The question was somewhat tongue-in-cheek and I think the host expected me to mount some kind of defence. Accompanied by a self-deprecating chuckle, obviously, so as not to appear too earnest and un-British, but still, ultimately, insistently, positive. After all, surely my whole profession is being called into question if consumers don’t actually care about all this brand voice stuff.
Disappointingly, my answer was simply, “No. No they really don’t.”
And I meant it. People absolutely do not care. They’re busy, tired, distracted, stressed. They’ve got jobs to do, bills to pay, kids to raise, pandemics to navigate. They definitely don’t have time to give a shit about your brand’s voice.
They’re not analysing every page of your website, reflecting on what kind of adjectives you use or where you put your full stops or whether your sentences are long or short or if you follow conventional grammar rules.
They’re not scrolling your IG during Love Island ad breaks and turning to their partner with a sudden look of feverish devotion and saying goddammit these guys have just got such a terrific tone of voice can you hand me my credit card babe.
But here’s the good news. That doesn’t actually matter. Because your voice isn’t the thing – it’s the window into the thing.
You don’t want people to notice what kind of adjectives you use or where you put your full stops or whether your sentences are long or short or if you follow conventional grammar rules. You want them to notice the picture those things collectively paint of who you are as a business and how what you’re offering will fit into their lives.
You want them to scan your site, skim a product description, glance at a tweet or two and somehow, quietly, unconsciously, just come away feeling that you’re their kind of people.
Because the best communication builds a connection.
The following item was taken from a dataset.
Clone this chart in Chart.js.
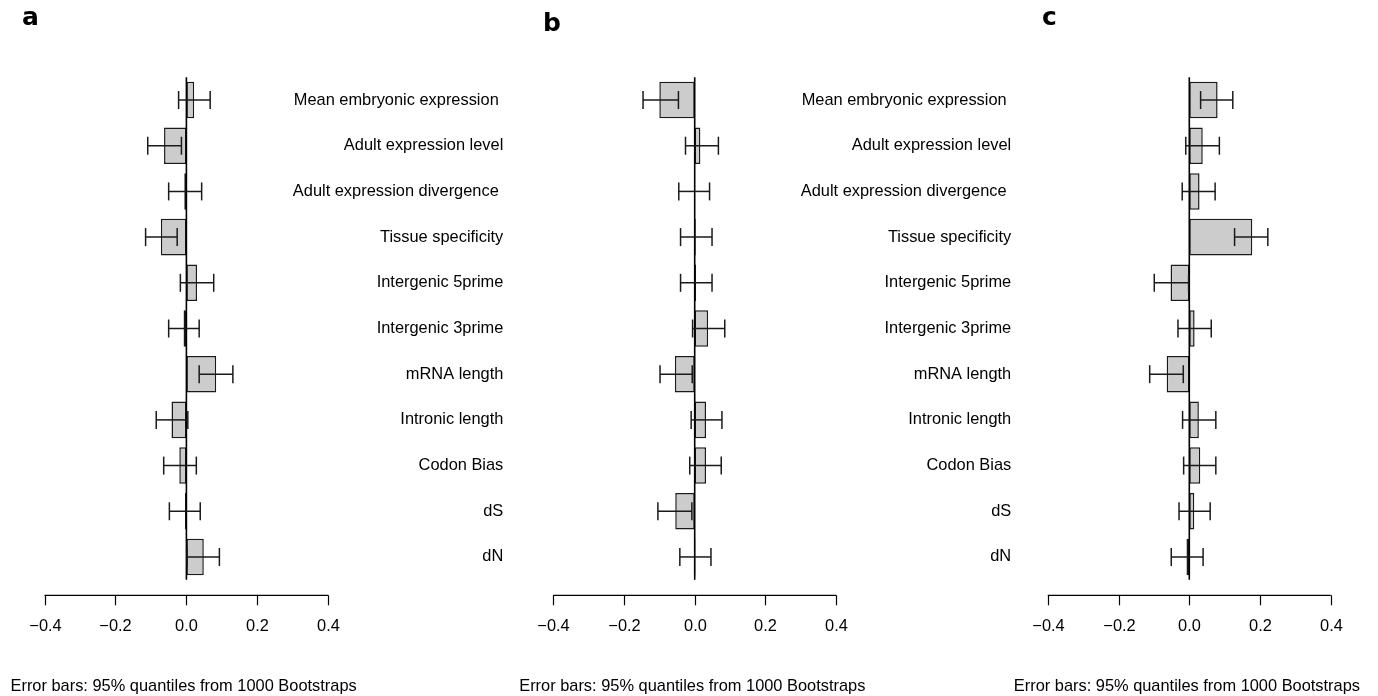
<!DOCTYPE html>
<html>
<head>
<meta charset="utf-8">
<script src="https://cdn.jsdelivr.net/npm/chart.js@4/dist/chart.umd.min.js"></script>
<style>
  html, body { margin: 0; padding: 0; background: #fff; }
  body { width: 1378px; height: 696px; position: relative; overflow: hidden; }
  .panel { position: absolute; top: 0; }
</style>
</head>
<body>
<div class="panel" style="left:0px"><canvas id="chartA" width="520" height="696"></canvas></div>
<div class="panel" style="left:510px"><canvas id="chartB" width="520" height="696"></canvas></div>
<div class="panel" style="left:1000px"><canvas id="chartC" width="378" height="696"></canvas></div>
<script>
const categories = [
  "Mean embryonic expression ",
  "Adult expression level",
  "Adult expression divergence ",
  "Tissue specificity",
  "Intergenic 5prime",
  "Intergenic 3prime",
  "mRNA length",
  "Intronic length",
  "Codon Bias",
  "dS",
  "dN",
];

const xTicks = [-0.4, -0.2, 0, 0.2, 0.4];
const xTickLabels = ["\u22120.4", "\u22120.2", "0.0", "0.2", "0.4"];
const footnote = "Error bars: 95% quantiles from 1000 Bootstraps";

// panel a
const meansA = [0.022, -0.063, -0.006, -0.072, 0.030, -0.008, 0.084, -0.042, -0.020, -0.004, 0.049];
const lowA = [-0.022, -0.109, -0.050, -0.115, -0.017, -0.050, 0.036, -0.085, -0.064, -0.048, 0.002];
const highA = [0.067, -0.014, 0.043, -0.026, 0.077, 0.036, 0.131, 0.004, 0.028, 0.039, 0.093];

// panel b
const meansB = [-0.100, 0.016, -0.002, 0.003, 0.004, 0.038, -0.056, 0.032, 0.032, -0.055, 0.002];
const lowB = [-0.146, -0.026, -0.045, -0.040, -0.040, -0.006, -0.098, -0.010, -0.014, -0.104, -0.042];
const highB = [-0.046, 0.067, 0.042, 0.049, 0.049, 0.085, -0.007, 0.077, 0.075, -0.008, 0.046];

// panel c
const meansC = [0.080, 0.038, 0.029, 0.178, -0.053, 0.015, -0.064, 0.027, 0.031, 0.014, -0.008];
const lowC = [0.032, -0.010, -0.020, 0.128, -0.099, -0.032, -0.112, -0.019, -0.016, -0.029, -0.051];
const highC = [0.123, 0.085, 0.073, 0.222, -0.002, 0.062, -0.017, 0.075, 0.075, 0.059, 0.039];

const FONT = '"Liberation Sans", Arial, Helvetica, sans-serif';
const TEXT_SIZE = "16.4px ";

const panels = [
  { canvas: "chartA", letter: "a", offset: 0, width: 520, plotLeft: 44.5, plotRight: 328.3,
    letterX: 22, letterY: 25, showLabels: true, means: meansA, low: lowA, high: highA },
  { canvas: "chartB", letter: "b", offset: 510, width: 520, plotLeft: 553.2, plotRight: 836.2,
    letterX: 543, letterY: 31, showLabels: true, means: meansB, low: lowB, high: highB },
  { canvas: "chartC", letter: "c", offset: 1000, width: 378, plotLeft: 1047.8, plotRight: 1330.8,
    letterX: 1042, letterY: 25, showLabels: false, means: meansC, low: lowC, high: highC },
];

const PLOT_TOP = 77.2;
const PLOT_BOTTOM = 579.8;

function line(ctx, x1, y1, x2, y2) {
  ctx.beginPath();
  ctx.moveTo(x1, y1);
  ctx.lineTo(x2, y2);
  ctx.stroke();
}

// R-like extras: zero line, error bars, axis, labels
const rStylePlugin = {
  id: "rStyle",
  afterDatasetsDraw(chart, args, opts) {
    const ctx = chart.ctx;
    const xs = chart.scales.x;
    const ys = chart.scales.y;
    const area = chart.chartArea;

    ctx.save();
    ctx.strokeStyle = "#000";

    // zero reference line
    ctx.lineWidth = 1.6;
    const x0 = xs.getPixelForValue(0);
    line(ctx, x0, area.top, x0, area.bottom);

    // error bars
    ctx.lineWidth = 1.5;
    ctx.strokeStyle = "#1a1a1a";
    opts.low.forEach((lo, i) => {
      const yc = ys.getPixelForValue(i);
      const xl = xs.getPixelForValue(lo);
      const xh = xs.getPixelForValue(opts.high[i]);
      line(ctx, xl, yc, xh, yc);
      line(ctx, xl, yc - 9, xl, yc + 9);
      line(ctx, xh, yc - 9, xh, yc + 9);
    });

    // bottom axis
    ctx.strokeStyle = "#000";
    ctx.lineWidth = 1.2;
    const ay = area.bottom + 15.5;
    line(ctx, xs.getPixelForValue(xTicks[0]), ay, xs.getPixelForValue(xTicks[xTicks.length - 1]), ay);
    ctx.fillStyle = "#000";
    ctx.font = TEXT_SIZE + FONT;
    ctx.textAlign = "center";
    ctx.textBaseline = "middle";
    xTicks.forEach((t, i) => {
      const px = Math.round(xs.getPixelForValue(t)) + 0.5;
      line(ctx, px, ay, px, ay + 10);
      ctx.fillText(xTickLabels[i], px, ay + 31);
    });

    // category names to the right of the panel
    if (opts.showLabels) {
      ctx.textAlign = "right";
      chart.data.labels.forEach((lab, i) => {
        ctx.fillText(lab, area.right + 175, ys.getPixelForValue(i));
      });
    }

    // footnote
    ctx.textAlign = "left";
    ctx.fillText(footnote, area.left - 34, 686);

    // panel letter
    ctx.font = "bold 25px \"DejaVu Sans\", sans-serif";
    ctx.textBaseline = "alphabetic";
    ctx.fillText(opts.letter, opts.letterX, opts.letterY);

    ctx.restore();
  },
};

panels.forEach((p) => {
  const ctx = document.getElementById(p.canvas).getContext("2d");
  new Chart(ctx, {
    type: "bar",
    data: {
      labels: categories,
      datasets: [
        {
          data: p.means,
          backgroundColor: "#cccccc",
          borderColor: "#1a1a1a",
          borderWidth: 1.5,
          borderSkipped: false,
          barPercentage: 0.8,
          categoryPercentage: 1.0,
        },
      ],
    },
    options: {
      indexAxis: "y",
      responsive: false,
      animation: false,
      devicePixelRatio: 1,
      layout: {
        padding: {
          left: p.plotLeft - p.offset,
          right: p.offset + p.width - p.plotRight,
          top: PLOT_TOP,
          bottom: 696 - PLOT_BOTTOM,
        },
      },
      plugins: {
        legend: { display: false },
        tooltip: { enabled: false },
        rStyle: {
          low: p.low,
          high: p.high,
          showLabels: p.showLabels,
          letter: p.letter,
          letterX: p.letterX - p.offset,
          letterY: p.letterY,
        },
      },
      scales: {
        x: { type: "linear", min: -0.4, max: 0.4, display: false },
        y: { type: "category", display: false, offset: true },
      },
    },
    plugins: [rStylePlugin],
  });
});
</script>
</body>
</html>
And the thing about connections is that if they’re really any good people will be too busy making them to think about the fact that that’s what they’re doing.
It’s like when you meet someone at a friend’s wedding or at a business event or while your kid’s terrorising snails at the local park, and you start chatting about the pretentiously small portions of food you’ve just been served or the fact that wearing a name tag makes you feel like a bit of a twat or how that adorable hat their child is wearing came from Sainsburys and how great is it that supermarkets actually do quite nice kids clothes these days, and before you know it you’re regaling this near-stranger with the story about how at your own wedding the best man drunkenly punched the celebrant – quite accidentally of course – so you couldn’t actually do the legal bit properly until several weeks afterwards or you’re unexpectedly dispensing career advice as you learn all about the bee-keeping business they’ve been steadily growing on the side of their main job for the last five years or you’re commiserating about just how fucking hard it is to be a working mum despite the fact that gender equality has apparently come so far, and when you head home later you either had a good time or you didn’t.
You weren’t analysing the conversations you were having. You were just having them. And they were either good or they weren’t.
So keep that in your mind when you’re on your 47th email with the compliance team about that one word they just can’t let go of. When you’re trying, yet again, to persuade reluctant colleagues that following the verbal identity guide isn’t just for the marketing team. When you’re second-guessing yourself because your boss doesn’t want to make room in the budget for hiring outside help to hone your tone.
When it all seems like maybe it’s a lot of work and fuss and time and effort for something that surely most normal humans won’t care about or even notice.
You’re right. They won’t.
But ultimately it’s not your voice itself that matters. It’s the connection that your voice is (or isn’t) able to build.
And if you get that right, people won’t just give a shit – they’ll give you their money.